Reproduce, word for word, every line from the first one down to the line containing "(tb) at (361.7,30.7)", and nothing else.

[Rows from a dataset]
——————

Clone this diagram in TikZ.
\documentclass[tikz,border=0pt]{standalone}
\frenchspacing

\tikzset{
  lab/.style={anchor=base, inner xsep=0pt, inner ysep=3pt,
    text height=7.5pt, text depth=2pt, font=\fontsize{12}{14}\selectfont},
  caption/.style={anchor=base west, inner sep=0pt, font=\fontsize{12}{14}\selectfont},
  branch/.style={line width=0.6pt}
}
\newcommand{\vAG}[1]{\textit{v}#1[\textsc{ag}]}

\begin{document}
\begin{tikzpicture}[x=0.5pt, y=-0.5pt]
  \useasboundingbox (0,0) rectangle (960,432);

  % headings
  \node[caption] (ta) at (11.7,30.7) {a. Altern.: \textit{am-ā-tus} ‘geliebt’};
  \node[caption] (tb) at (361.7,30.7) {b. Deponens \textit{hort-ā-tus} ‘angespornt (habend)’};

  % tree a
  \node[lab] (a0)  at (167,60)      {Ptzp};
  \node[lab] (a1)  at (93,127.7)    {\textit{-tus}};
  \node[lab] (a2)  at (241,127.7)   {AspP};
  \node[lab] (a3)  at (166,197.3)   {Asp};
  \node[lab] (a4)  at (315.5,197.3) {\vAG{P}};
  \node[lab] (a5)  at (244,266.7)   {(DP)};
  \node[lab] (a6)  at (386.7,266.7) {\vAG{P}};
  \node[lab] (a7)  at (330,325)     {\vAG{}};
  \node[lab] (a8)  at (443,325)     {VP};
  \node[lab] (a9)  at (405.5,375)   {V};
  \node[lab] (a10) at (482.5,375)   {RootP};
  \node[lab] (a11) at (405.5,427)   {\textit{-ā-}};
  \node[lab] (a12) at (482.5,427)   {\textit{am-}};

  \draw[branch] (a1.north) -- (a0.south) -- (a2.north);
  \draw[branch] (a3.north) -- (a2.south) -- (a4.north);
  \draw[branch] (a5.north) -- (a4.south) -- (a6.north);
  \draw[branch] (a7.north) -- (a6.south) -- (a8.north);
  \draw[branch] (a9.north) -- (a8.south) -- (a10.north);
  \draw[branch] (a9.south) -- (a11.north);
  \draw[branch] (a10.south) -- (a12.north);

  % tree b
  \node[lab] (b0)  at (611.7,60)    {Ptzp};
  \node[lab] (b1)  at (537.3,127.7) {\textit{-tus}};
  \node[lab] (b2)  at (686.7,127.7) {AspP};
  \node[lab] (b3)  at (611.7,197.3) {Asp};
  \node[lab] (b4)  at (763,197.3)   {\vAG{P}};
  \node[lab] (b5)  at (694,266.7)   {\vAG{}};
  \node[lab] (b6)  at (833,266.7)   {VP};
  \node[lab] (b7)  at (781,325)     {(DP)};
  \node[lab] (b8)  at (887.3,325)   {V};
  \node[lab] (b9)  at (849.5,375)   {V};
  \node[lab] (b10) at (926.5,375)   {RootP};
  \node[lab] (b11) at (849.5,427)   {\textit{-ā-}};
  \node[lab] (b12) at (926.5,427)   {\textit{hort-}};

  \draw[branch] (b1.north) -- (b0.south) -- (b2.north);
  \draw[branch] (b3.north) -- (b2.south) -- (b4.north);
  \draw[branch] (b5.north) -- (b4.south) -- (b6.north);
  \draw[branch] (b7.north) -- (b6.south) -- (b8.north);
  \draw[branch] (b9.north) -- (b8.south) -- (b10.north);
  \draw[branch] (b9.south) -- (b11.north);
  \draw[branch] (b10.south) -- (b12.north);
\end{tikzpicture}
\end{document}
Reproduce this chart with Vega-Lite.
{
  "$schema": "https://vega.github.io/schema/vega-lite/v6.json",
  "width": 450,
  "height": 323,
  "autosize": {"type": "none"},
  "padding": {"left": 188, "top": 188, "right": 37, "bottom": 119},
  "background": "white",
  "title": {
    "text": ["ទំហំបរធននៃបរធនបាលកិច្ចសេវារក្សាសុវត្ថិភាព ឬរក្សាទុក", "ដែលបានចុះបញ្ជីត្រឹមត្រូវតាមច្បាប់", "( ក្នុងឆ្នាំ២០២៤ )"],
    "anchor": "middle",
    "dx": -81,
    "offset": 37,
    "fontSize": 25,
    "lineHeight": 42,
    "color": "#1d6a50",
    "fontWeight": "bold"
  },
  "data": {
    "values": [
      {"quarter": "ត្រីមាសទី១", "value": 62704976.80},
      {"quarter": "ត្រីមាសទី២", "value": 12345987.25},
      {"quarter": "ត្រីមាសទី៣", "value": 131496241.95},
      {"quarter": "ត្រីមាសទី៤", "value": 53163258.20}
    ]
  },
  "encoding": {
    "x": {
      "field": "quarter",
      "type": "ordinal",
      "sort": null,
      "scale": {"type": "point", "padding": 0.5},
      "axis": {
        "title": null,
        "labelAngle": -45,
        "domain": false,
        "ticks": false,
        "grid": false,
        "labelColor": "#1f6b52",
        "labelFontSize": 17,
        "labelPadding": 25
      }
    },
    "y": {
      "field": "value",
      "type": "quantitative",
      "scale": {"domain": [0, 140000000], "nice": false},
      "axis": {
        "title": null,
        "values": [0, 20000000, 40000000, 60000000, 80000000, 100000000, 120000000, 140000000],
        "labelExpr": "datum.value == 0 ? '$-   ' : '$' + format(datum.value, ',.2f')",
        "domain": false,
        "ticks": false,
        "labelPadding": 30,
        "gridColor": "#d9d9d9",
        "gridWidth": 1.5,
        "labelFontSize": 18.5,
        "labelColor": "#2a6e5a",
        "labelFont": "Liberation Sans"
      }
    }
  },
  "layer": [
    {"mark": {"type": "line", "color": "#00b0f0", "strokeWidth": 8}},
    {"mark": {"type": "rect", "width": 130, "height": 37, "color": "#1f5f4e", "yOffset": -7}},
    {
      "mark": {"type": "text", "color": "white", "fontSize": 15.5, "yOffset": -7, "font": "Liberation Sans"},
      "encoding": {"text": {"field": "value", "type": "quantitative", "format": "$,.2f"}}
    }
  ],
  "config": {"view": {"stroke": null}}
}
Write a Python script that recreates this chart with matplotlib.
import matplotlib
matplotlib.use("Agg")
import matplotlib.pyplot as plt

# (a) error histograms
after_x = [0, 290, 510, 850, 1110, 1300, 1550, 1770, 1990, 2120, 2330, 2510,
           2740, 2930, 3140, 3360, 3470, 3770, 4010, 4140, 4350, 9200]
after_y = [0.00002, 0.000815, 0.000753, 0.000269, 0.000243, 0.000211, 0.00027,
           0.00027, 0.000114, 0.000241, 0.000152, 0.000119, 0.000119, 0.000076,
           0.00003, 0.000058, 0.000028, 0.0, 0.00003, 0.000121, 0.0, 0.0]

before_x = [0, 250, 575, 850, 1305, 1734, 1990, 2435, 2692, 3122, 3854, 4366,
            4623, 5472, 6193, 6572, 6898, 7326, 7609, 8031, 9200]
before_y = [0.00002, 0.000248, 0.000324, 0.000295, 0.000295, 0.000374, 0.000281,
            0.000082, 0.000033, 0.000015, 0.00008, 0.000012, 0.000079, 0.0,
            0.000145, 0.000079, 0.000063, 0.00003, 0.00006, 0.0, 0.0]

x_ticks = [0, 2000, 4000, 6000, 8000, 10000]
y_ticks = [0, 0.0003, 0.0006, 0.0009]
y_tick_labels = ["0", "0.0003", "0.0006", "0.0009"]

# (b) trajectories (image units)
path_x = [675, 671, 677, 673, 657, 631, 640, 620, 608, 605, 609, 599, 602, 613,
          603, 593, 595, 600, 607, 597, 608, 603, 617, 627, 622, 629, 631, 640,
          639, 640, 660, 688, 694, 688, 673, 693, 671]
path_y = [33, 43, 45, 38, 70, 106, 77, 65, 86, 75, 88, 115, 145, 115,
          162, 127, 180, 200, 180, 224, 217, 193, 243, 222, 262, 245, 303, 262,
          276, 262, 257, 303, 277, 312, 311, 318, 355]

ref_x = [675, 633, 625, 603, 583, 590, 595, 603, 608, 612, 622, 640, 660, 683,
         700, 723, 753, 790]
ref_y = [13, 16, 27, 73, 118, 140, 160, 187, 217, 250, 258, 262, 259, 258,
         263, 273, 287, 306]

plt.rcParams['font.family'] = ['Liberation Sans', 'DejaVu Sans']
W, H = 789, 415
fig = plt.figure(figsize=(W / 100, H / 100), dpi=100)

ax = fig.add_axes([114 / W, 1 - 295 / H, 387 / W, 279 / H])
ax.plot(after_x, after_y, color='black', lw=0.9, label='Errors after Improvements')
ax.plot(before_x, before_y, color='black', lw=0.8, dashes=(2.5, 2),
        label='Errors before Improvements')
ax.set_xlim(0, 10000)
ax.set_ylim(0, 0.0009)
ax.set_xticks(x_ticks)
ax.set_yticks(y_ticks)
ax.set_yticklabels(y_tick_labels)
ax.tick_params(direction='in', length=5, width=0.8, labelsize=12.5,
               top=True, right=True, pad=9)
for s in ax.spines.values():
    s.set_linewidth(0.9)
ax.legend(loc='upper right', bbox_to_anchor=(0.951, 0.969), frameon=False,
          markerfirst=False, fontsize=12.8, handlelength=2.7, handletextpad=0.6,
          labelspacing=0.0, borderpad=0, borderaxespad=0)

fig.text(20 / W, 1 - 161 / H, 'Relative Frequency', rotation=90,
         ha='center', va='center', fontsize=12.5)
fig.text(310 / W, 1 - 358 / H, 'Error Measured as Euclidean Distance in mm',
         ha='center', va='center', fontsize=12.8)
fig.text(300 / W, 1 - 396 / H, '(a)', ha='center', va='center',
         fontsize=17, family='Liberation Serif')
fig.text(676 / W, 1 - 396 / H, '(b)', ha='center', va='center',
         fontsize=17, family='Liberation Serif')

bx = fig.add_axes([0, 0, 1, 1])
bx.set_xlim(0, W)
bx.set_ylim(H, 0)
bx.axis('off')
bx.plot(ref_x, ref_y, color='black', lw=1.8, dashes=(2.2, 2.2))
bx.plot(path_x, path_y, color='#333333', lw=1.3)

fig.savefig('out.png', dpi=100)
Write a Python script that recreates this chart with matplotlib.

——————

[Solved exercise]:
Clone this diagram in TikZ.
\documentclass[tikz,border=0pt]{standalone}
\frenchspacing

\tikzset{
  lab/.style={anchor=base, inner xsep=0pt, inner ysep=3pt,
    text height=7.5pt, text depth=2pt, font=\fontsize{12}{14}\selectfont},
  caption/.style={anchor=base west, inner sep=0pt, font=\fontsize{12}{14}\selectfont},
  branch/.style={line width=0.6pt}
}
\newcommand{\vAG}[1]{\textit{v}#1[\textsc{ag}]}

\begin{document}
\begin{tikzpicture}[x=0.5pt, y=-0.5pt]
  \useasboundingbox (0,0) rectangle (960,432);

  % headings
  \node[caption] (ta) at (11.7,30.7) {a. Altern.: \textit{am-ā-tus} ‘geliebt’};
  \node[caption] (tb) at (361.7,30.7) {b. Deponens \textit{hort-ā-tus} ‘angespornt (habend)’};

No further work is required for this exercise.